How far may one go in self-defense before crossing the line? Yet, suppose you have to protect yourself and end up killing someone. What are the legal ramifications of using force in self-defense? The law may be harsh, but it provides clear direction on how to address these issues.

 The Law

Article 11, par. 1, Revised Penal Code (RPC) provides as a justifying circumstance that the following do not incur any criminal liability:

“Anyone who acts in defense of his person or rights, provided that the following circumstances concur;2

“First. Unlawful aggression.3

“Second. Reasonable necessity of the means employed to prevent or repel it.4

“Third. Lack of sufficient provocation on the part of the person defending himself.”5

What is self-defense in Criminal Law?

Self-defense refers to the situation described above. When one’s limb, person, or legal rights are threatened, the need to defend oneself naturally arises. Humans have an innate need to protect themselves from harm. In these specific conditions, the defender cannot be held criminally responsible, provided all the requisites for valid self-defense exists.

Elements of self-defense

Hence, we have to understand each element as follows:

  • Unlawful aggression

The unlawful aggression must be actual or imminent that is not authorized by law. It is actual if it is an attack with physical force or with a weapon that is an offensive act that positively shows the intent of the aggressor to cause an injury.

Imminent unlawful aggression means an attack that is about to happen; it must not only be imaginary, a threatening or intimidating attitude, or merely a belief that one is about to be attacked.

It must be an offensive, endangering and positively strong act, manifestly showing an intent to cause injury. It is necessary that such intent is obviously revealed by some external acts showing the start of actual and material unlawful aggression.

  • Reasonable necessity of the means employed to prevent or repel it

This element requires a reasonable proportionality between the unlawful aggression and the defensive response. This does not mean material commensurability between the means of attack and defense, that is, one has to look for a knife if attacked with a knife. The law requires that the means employed by the person invoking self-defense contemplates a rational equivalence between the means of attack and the defense.

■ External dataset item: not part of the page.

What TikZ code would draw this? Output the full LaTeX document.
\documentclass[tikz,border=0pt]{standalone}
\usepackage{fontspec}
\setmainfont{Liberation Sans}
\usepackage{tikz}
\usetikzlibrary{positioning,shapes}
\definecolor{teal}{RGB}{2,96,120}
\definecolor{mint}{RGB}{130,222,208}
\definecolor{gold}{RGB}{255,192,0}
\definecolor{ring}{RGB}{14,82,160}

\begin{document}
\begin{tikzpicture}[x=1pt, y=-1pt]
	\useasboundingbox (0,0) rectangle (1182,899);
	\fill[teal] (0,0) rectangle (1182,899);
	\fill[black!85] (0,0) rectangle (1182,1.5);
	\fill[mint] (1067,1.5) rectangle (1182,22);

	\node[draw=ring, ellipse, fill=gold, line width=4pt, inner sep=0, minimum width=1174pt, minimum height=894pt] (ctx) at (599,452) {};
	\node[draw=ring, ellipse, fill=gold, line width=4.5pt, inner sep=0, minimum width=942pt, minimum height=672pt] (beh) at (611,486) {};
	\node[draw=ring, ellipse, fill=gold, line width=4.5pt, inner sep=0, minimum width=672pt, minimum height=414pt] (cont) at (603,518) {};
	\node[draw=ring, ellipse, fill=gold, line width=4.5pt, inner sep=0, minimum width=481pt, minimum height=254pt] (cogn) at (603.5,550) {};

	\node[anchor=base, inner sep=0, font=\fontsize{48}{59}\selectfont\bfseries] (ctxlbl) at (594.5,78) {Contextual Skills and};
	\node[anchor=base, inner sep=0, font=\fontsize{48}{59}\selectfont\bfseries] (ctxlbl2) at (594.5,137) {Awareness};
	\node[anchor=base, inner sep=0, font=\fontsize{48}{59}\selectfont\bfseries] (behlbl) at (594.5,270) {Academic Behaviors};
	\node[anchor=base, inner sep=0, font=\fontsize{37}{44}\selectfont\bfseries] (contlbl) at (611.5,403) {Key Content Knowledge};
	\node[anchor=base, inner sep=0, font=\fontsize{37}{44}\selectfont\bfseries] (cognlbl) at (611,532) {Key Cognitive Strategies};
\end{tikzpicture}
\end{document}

Someone who retaliated with a bomb for being punched several times does not show rational equivalence but one who is about to get shot, threw a kitchen knife at the shooter because it is the only weapon that is within the reach of the defender shows rationale equivalence.

The latter was reasonable from his standpoint at the time he acted in the light of the circumstances as they then appeared to him, not in the light of circumstances as they would appear to others with the poise of a person not under imminent threat or fatal harm. The court shall consider that he had no time to reflect and to reason out his responses.

In emergencies when someone is about to be shot on the head, it is human nature to act on the instinct of self-preservation rather than usual normal reasoning when there is no fatal danger; and when it is apparent that a person has reasonably acted upon this instinct, the court’s duty is to sanction the act and hold the act free from criminal liability.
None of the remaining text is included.